● INFORMATION PROVIDED:

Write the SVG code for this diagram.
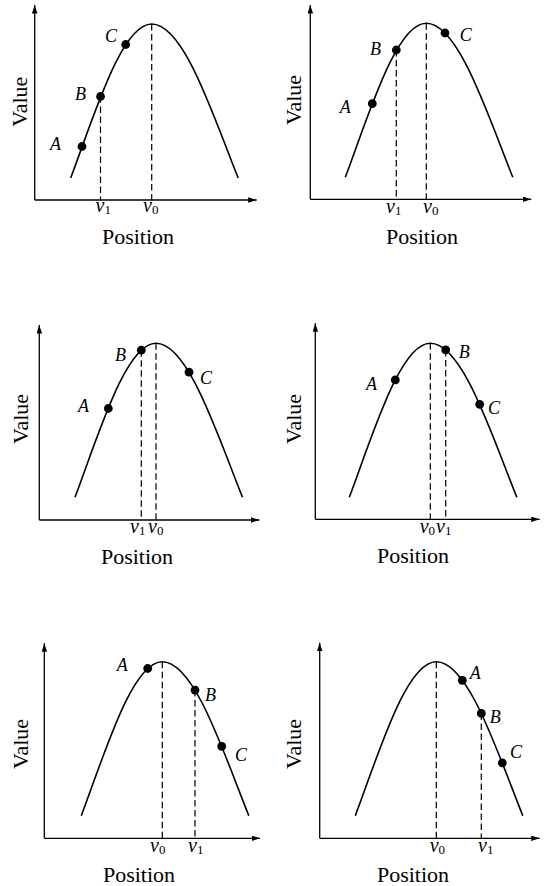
<svg xmlns="http://www.w3.org/2000/svg" width="547" height="886" viewBox="0 0 547 886">
<style>
.ax{stroke:#000;stroke-width:1.3;fill:none;marker-end:url(#arr)}
.cv{stroke:#000;stroke-width:1.6;fill:none}
.ds{stroke:#000;stroke-width:1.2;fill:none;stroke-dasharray:6.5 3.5}
.dot{fill:#000}
.pt{font-family:"Liberation Serif","Times New Roman",serif;font-style:italic;font-size:18px;fill:#000}
.v{font-family:"Liberation Serif","Times New Roman",serif;font-style:italic;font-size:20px;fill:#000}
.sub{font-style:normal;font-size:13px}
.lab{font-family:"Liberation Serif","Times New Roman",serif;font-size:22px;fill:#000;text-anchor:middle}
</style>
<defs>
<marker id="arr" markerUnits="userSpaceOnUse" markerWidth="9" markerHeight="6" refX="8.5" refY="2.75" orient="auto">
<path d="M0,0 L8.5,2.75 L0,5.5 Z" fill="#000"/>
</marker>
<path id="curve" class="cv" d="M-81,154 C-57,90 -30,0 0,0 C32,0 60.9,90 86.5,154"/>
</defs>
<rect width="547" height="886" fill="#fff"/>

<g id="panel1">
<path class="ax" d="M34.7,200 V5"/>
<path class="ax" d="M34.7,200 H256.7"/>
<use href="#curve" x="151.7" y="24"/>
<path class="ds" d="M100.5,96.5 V200 M151.7,24 V200"/>
<circle class="dot" cx="82" cy="146.5" r="4.4"/>
<circle class="dot" cx="100.5" cy="96.5" r="4.4"/>
<circle class="dot" cx="125.7" cy="44.5" r="4.4"/>
<text class="pt" x="50" y="150">A</text>
<text class="pt" x="75" y="100">B</text>
<text class="pt" x="105" y="41.5">C</text>
<text class="v" x="95.5" y="212">v<tspan class="sub" dy="2">1</tspan></text>
<text class="v" x="143" y="212">v<tspan class="sub" dy="2">0</tspan></text>
<text class="lab" x="138" y="244">Position</text>
<text class="lab" transform="translate(27,101.7) rotate(-90)">Value</text>
</g>

<g id="panel2">
<path class="ax" d="M310.3,199.3 V5"/>
<path class="ax" d="M310.3,199.3 H531.3"/>
<use href="#curve" x="426.3" y="23.3"/>
<path class="ds" d="M396.3,50 V199.3 M426.3,23.3 V199.3"/>
<circle class="dot" cx="372.3" cy="103.7" r="4.4"/>
<circle class="dot" cx="396.3" cy="50" r="4.4"/>
<circle class="dot" cx="445" cy="33" r="4.4"/>
<text class="pt" x="339.7" y="112.5">A</text>
<text class="pt" x="370" y="55">B</text>
<text class="pt" x="459.7" y="41">C</text>
<text class="v" x="386" y="212.5">v<tspan class="sub" dy="2">1</tspan></text>
<text class="v" x="423" y="212.5">v<tspan class="sub" dy="2">0</tspan></text>
<text class="lab" x="422" y="243.5">Position</text>
<text class="lab" transform="translate(301,100) rotate(-90)">Value</text>
</g>

<g id="panel3">
<path class="ax" d="M39.3,520 V325"/>
<path class="ax" d="M39.3,520 H259.3"/>
<use href="#curve" x="156" y="343.3"/>
<path class="ds" d="M141.3,350.2 V520 M156,343.3 V520"/>
<circle class="dot" cx="108.3" cy="408.5" r="4.4"/>
<circle class="dot" cx="141.3" cy="350.2" r="4.4"/>
<circle class="dot" cx="189" cy="372.2" r="4.4"/>
<text class="pt" x="78" y="412">A</text>
<text class="pt" x="115" y="361">B</text>
<text class="pt" x="200" y="384.3">C</text>
<text class="v" x="130" y="533">v<tspan class="sub" dy="2">1</tspan></text>
<text class="v" x="148" y="533">v<tspan class="sub" dy="2">0</tspan></text>
<text class="lab" x="137" y="564">Position</text>
<text class="lab" transform="translate(28,419) rotate(-90)">Value</text>
</g>

<g id="panel4">
<path class="ax" d="M315.3,519.3 V323.3"/>
<path class="ax" d="M315.3,519.3 H539.7"/>
<use href="#curve" x="430.3" y="343.3"/>
<path class="ds" d="M430.3,343.3 V519.3 M445.7,349.9 V519.3"/>
<circle class="dot" cx="395.3" cy="379.9" r="4.4"/>
<circle class="dot" cx="445.7" cy="349.9" r="4.4"/>
<circle class="dot" cx="479.7" cy="404.3" r="4.4"/>
<text class="pt" x="366" y="390">A</text>
<text class="pt" x="458.7" y="357.7">B</text>
<text class="pt" x="488" y="414">C</text>
<text class="v" x="419.7" y="532.5">v<tspan class="sub" dy="2">0</tspan></text>
<text class="v" x="436" y="532.5">v<tspan class="sub" dy="2">1</tspan></text>
<text class="lab" x="413" y="563">Position</text>
<text class="lab" transform="translate(301,419) rotate(-90)">Value</text>
</g>

<g id="panel5">
<path class="ax" d="M44.3,838.3 V643.3"/>
<path class="ax" d="M44.3,838.3 H260"/>
<use href="#curve" x="162.3" y="661.7"/>
<path class="ds" d="M162.3,661.7 V838.3 M195,690.1 V838.3"/>
<circle class="dot" cx="147.7" cy="668.5" r="4.4"/>
<circle class="dot" cx="195" cy="690.1" r="4.4"/>
<circle class="dot" cx="221.7" cy="746.3" r="4.4"/>
<text class="pt" x="116.7" y="671">A</text>
<text class="pt" x="205" y="701">B</text>
<text class="pt" x="235" y="761">C</text>
<text class="v" x="150" y="851.5">v<tspan class="sub" dy="2">0</tspan></text>
<text class="v" x="188" y="851.5">v<tspan class="sub" dy="2">1</tspan></text>
<text class="lab" x="139" y="882">Position</text>
<text class="lab" transform="translate(28,744) rotate(-90)">Value</text>
</g>

<g id="panel6">
<path class="ax" d="M319.7,838.3 V642.7"/>
<path class="ax" d="M319.7,838.3 H539.7"/>
<use href="#curve" x="436.3" y="661.7"/>
<path class="ds" d="M436.3,661.7 V838.3 M481.3,713.4 V838.3"/>
<circle class="dot" cx="462.3" cy="680.3" r="4.4"/>
<circle class="dot" cx="481.3" cy="713.4" r="4.4"/>
<circle class="dot" cx="502.3" cy="762.8" r="4.4"/>
<text class="pt" x="469.7" y="679.3">A</text>
<text class="pt" x="489.7" y="722.7">B</text>
<text class="pt" x="510" y="757.7">C</text>
<text class="v" x="429.7" y="851.5">v<tspan class="sub" dy="2">0</tspan></text>
<text class="v" x="478" y="851.5">v<tspan class="sub" dy="2">1</tspan></text>
<text class="lab" x="413" y="882">Position</text>
<text class="lab" transform="translate(301,744) rotate(-90)">Value</text>
</g>
</svg>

● REQUIRED TASK:
Copy all the lines of data exactly as they appear, dropping any images.

● ANSWER TO THIS EXERCISE:
Write the SVG code for this diagram.
<svg xmlns="http://www.w3.org/2000/svg" width="547" height="886" viewBox="0 0 547 886">
<style>
.ax{stroke:#000;stroke-width:1.3;fill:none;marker-end:url(#arr)}
.cv{stroke:#000;stroke-width:1.6;fill:none}
.ds{stroke:#000;stroke-width:1.2;fill:none;stroke-dasharray:6.5 3.5}
.dot{fill:#000}
.pt{font-family:"Liberation Serif","Times New Roman",serif;font-style:italic;font-size:18px;fill:#000}
.v{font-family:"Liberation Serif","Times New Roman",serif;font-style:italic;font-size:20px;fill:#000}
.sub{font-style:normal;font-size:13px}
.lab{font-family:"Liberation Serif","Times New Roman",serif;font-size:22px;fill:#000;text-anchor:middle}
</style>
<defs>
<marker id="arr" markerUnits="userSpaceOnUse" markerWidth="9" markerHeight="6" refX="8.5" refY="2.75" orient="auto">
<path d="M0,0 L8.5,2.75 L0,5.5 Z" fill="#000"/>
</marker>
<path id="curve" class="cv" d="M-81,154 C-57,90 -30,0 0,0 C32,0 60.9,90 86.5,154"/>
</defs>
<rect width="547" height="886" fill="#fff"/>

<g id="panel1">
<path class="ax" d="M34.7,200 V5"/>
<path class="ax" d="M34.7,200 H256.7"/>
<use href="#curve" x="151.7" y="24"/>
<path class="ds" d="M100.5,96.5 V200 M151.7,24 V200"/>
<circle class="dot" cx="82" cy="146.5" r="4.4"/>
<circle class="dot" cx="100.5" cy="96.5" r="4.4"/>
<circle class="dot" cx="125.7" cy="44.5" r="4.4"/>
<text class="pt" x="50" y="150">A</text>
<text class="pt" x="75" y="100">B</text>
<text class="pt" x="105" y="41.5">C</text>
<text class="v" x="95.5" y="212">v<tspan class="sub" dy="2">1</tspan></text>
<text class="v" x="143" y="212">v<tspan class="sub" dy="2">0</tspan></text>
<text class="lab" x="138" y="244">Position</text>
<text class="lab" transform="translate(27,101.7) rotate(-90)">Value</text>
</g>

<g id="panel2">
<path class="ax" d="M310.3,199.3 V5"/>
<path class="ax" d="M310.3,199.3 H531.3"/>
<use href="#curve" x="426.3" y="23.3"/>
<path class="ds" d="M396.3,50 V199.3 M426.3,23.3 V199.3"/>
<circle class="dot" cx="372.3" cy="103.7" r="4.4"/>
<circle class="dot" cx="396.3" cy="50" r="4.4"/>
<circle class="dot" cx="445" cy="33" r="4.4"/>
<text class="pt" x="339.7" y="112.5">A</text>
<text class="pt" x="370" y="55">B</text>
<text class="pt" x="459.7" y="41">C</text>
<text class="v" x="386" y="212.5">v<tspan class="sub" dy="2">1</tspan></text>
<text class="v" x="423" y="212.5">v<tspan class="sub" dy="2">0</tspan></text>
<text class="lab" x="422" y="243.5">Position</text>
<text class="lab" transform="translate(301,100) rotate(-90)">Value</text>
</g>

<g id="panel3">
<path class="ax" d="M39.3,520 V325"/>
<path class="ax" d="M39.3,520 H259.3"/>
<use href="#curve" x="156" y="343.3"/>
<path class="ds" d="M141.3,350.2 V520 M156,343.3 V520"/>
<circle class="dot" cx="108.3" cy="408.5" r="4.4"/>
<circle class="dot" cx="141.3" cy="350.2" r="4.4"/>
<circle class="dot" cx="189" cy="372.2" r="4.4"/>
<text class="pt" x="78" y="412">A</text>
<text class="pt" x="115" y="361">B</text>
<text class="pt" x="200" y="384.3">C</text>
<text class="v" x="130" y="533">v<tspan class="sub" dy="2">1</tspan></text>
<text class="v" x="148" y="533">v<tspan class="sub" dy="2">0</tspan></text>
<text class="lab" x="137" y="564">Position</text>
<text class="lab" transform="translate(28,419) rotate(-90)">Value</text>
</g>

<g id="panel4">
<path class="ax" d="M315.3,519.3 V323.3"/>
<path class="ax" d="M315.3,519.3 H539.7"/>
<use href="#curve" x="430.3" y="343.3"/>
<path class="ds" d="M430.3,343.3 V519.3 M445.7,349.9 V519.3"/>
<circle class="dot" cx="395.3" cy="379.9" r="4.4"/>
<circle class="dot" cx="445.7" cy="349.9" r="4.4"/>
<circle class="dot" cx="479.7" cy="404.3" r="4.4"/>
<text class="pt" x="366" y="390">A</text>
<text class="pt" x="458.7" y="357.7">B</text>
<text class="pt" x="488" y="414">C</text>
<text class="v" x="419.7" y="532.5">v<tspan class="sub" dy="2">0</tspan></text>
<text class="v" x="436" y="532.5">v<tspan class="sub" dy="2">1</tspan></text>
<text class="lab" x="413" y="563">Position</text>
<text class="lab" transform="translate(301,419) rotate(-90)">Value</text>
</g>

<g id="panel5">
<path class="ax" d="M44.3,838.3 V643.3"/>
<path class="ax" d="M44.3,838.3 H260"/>
<use href="#curve" x="162.3" y="661.7"/>
<path class="ds" d="M162.3,661.7 V838.3 M195,690.1 V838.3"/>
<circle class="dot" cx="147.7" cy="668.5" r="4.4"/>
<circle class="dot" cx="195" cy="690.1" r="4.4"/>
<circle class="dot" cx="221.7" cy="746.3" r="4.4"/>
<text class="pt" x="116.7" y="671">A</text>
<text class="pt" x="205" y="701">B</text>
<text class="pt" x="235" y="761">C</text>
<text class="v" x="150" y="851.5">v<tspan class="sub" dy="2">0</tspan></text>
<text class="v" x="188" y="851.5">v<tspan class="sub" dy="2">1</tspan></text>
<text class="lab" x="139" y="882">Position</text>
<text class="lab" transform="translate(28,744) rotate(-90)">Value</text>
</g>

<g id="panel6">
<path class="ax" d="M319.7,838.3 V642.7"/>
<path class="ax" d="M319.7,838.3 H539.7"/>
<use href="#curve" x="436.3" y="661.7"/>
<path class="ds" d="M436.3,661.7 V838.3 M481.3,713.4 V838.3"/>
<circle class="dot" cx="462.3" cy="680.3" r="4.4"/>
<circle class="dot" cx="481.3" cy="713.4" r="4.4"/>
<circle class="dot" cx="502.3" cy="762.8" r="4.4"/>
<text class="pt" x="469.7" y="679.3">A</text>
<text class="pt" x="489.7" y="722.7">B</text>
<text class="pt" x="510" y="757.7">C</text>
<text class="v" x="429.7" y="851.5">v<tspan class="sub" dy="2">0</tspan></text>
<text class="v" x="478" y="851.5">v<tspan class="sub" dy="2">1</tspan></text>
<text class="lab" x="413" y="882">Position</text>
<text class="lab" transform="translate(301,744) rotate(-90)">Value</text>
</g>
</svg>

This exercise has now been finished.